Simply prompting the model with the location like “Paris” or “the dark side of the moon” would yield images that looked like the locations, but were inconsistent both stylistically and compositionally. Some would be too zoomed out, some would be black and white, and some wouldn’t have any area on which Pixel and iPhone could “drive.”
Adding additional instructions could help generate better images, but we found tailoring that language to each location was manual and time-consuming. That’s why we decided to use Gemini to generate the image prompts. After a human writer inputs a location, Gemini creates a prompt for that location based on a number of sample prompts written by humans. That prompt is then sent to Imagen, which generates the image.
We found using AI-generated prompts yielded images that were both more compositionally consistent and also more visually interesting. The background of our videos aren’t just static assets, though; once they’re ingested into Unreal Engine, they become a crucial part of the scene – more on that in the section below.

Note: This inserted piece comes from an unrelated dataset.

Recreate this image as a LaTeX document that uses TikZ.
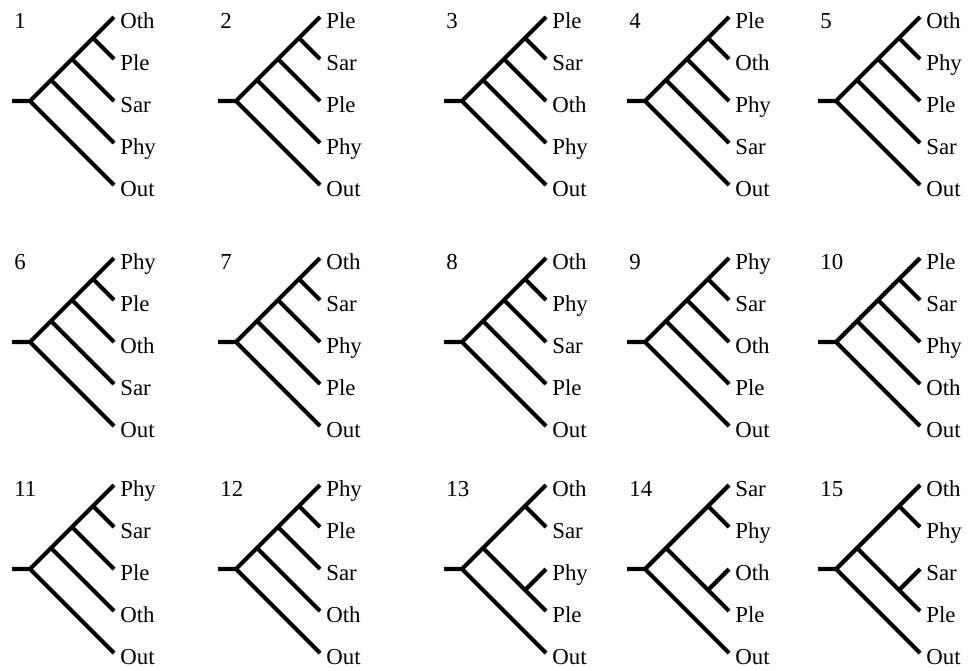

After we finalize the scripts, we send each line to Cloud Text-to-Speech to generate the audio. This is the same process we’ve used for all of the character voices in the Best Phones Forever campaign.
While we lean on Cloud TTS to synthesize high-fidelity, natural-sounding speech, our voices for Pixel and iPhone have their own characteristics. Here, we haven’t found an AI model that can really help our creatives to hit the specific timbre and cadence we want. Instead, we use internal tooling to add emphasis and inflections to really bring our characters to life.
Some videos also have ambient audio beneath the dialogue. We use a mix of composed sound effects, field recordings, and, of course, AI-generated audio with MusicFX to create soundscapes for the location and add an extra touch of realism.
Once all of the constituent assets are produced, they automatically populate a render queue to be ingested by Unreal Engine and composited into a 3D scene with iPhone, Pixel, and the car.
The background image wraps around the rear and sides of the scene, providing not just the background for the straight-on shots of the phones and the car, but the angled perspectives we see when the camera moves to highlight one character speaking. Parts of the background are captured in the reflections on the car hood and even the glass of the phones’ cameras, while the sky above interacts with the lighting of the scene to add even more detail and realism.
Our nonlinear animation editor allows our creatives to add motion to each individual phone in all of our camera positions. For instance, if a phone asks a question, they may orient towards the other phone, rather than looking out the window or through the windshield, leaning and tilting in a tentative way. Statements, jokes, agreement, and surprise all of their own unique animations, and we seamlessly interpolate between all of them and our rest state.
Finally, our creatives can turn on the dynamic elements and textures that really personalize each video – like mud splatter on the hood for rustic locations and a variety of hats for (most) weather conditions. Some locations might also merit a total transformation of the car, from trusty rover to submarine or spaceship.
Creatives can preview their video's VO, camera cuts, and primary animations before hitting render. Once they’re ready, all of the render jobs are dispatched across 15 virtual machines on Google Cloud Compute. From start to finish, a short video can be generated in as little as 10 minutes, including render time.
Using generative AI for creative development and production isn't a new idea. But we're excited to have built an application that stacks together Google's latest, production-ready models in a novel way, that takes an idea to real-time delivery at scale.
A typical Best Phones Forever video takes weeks to write, animate, and render. With this tool, our creatives hope to generate hundreds of custom mini-episodes in a single day — all inspired by the imagination of the Pixel community on social.
We hope that this experiment gives you a glimpse of what’s possible using the Gemini and Imagen APIs, whatever your creative destination may be.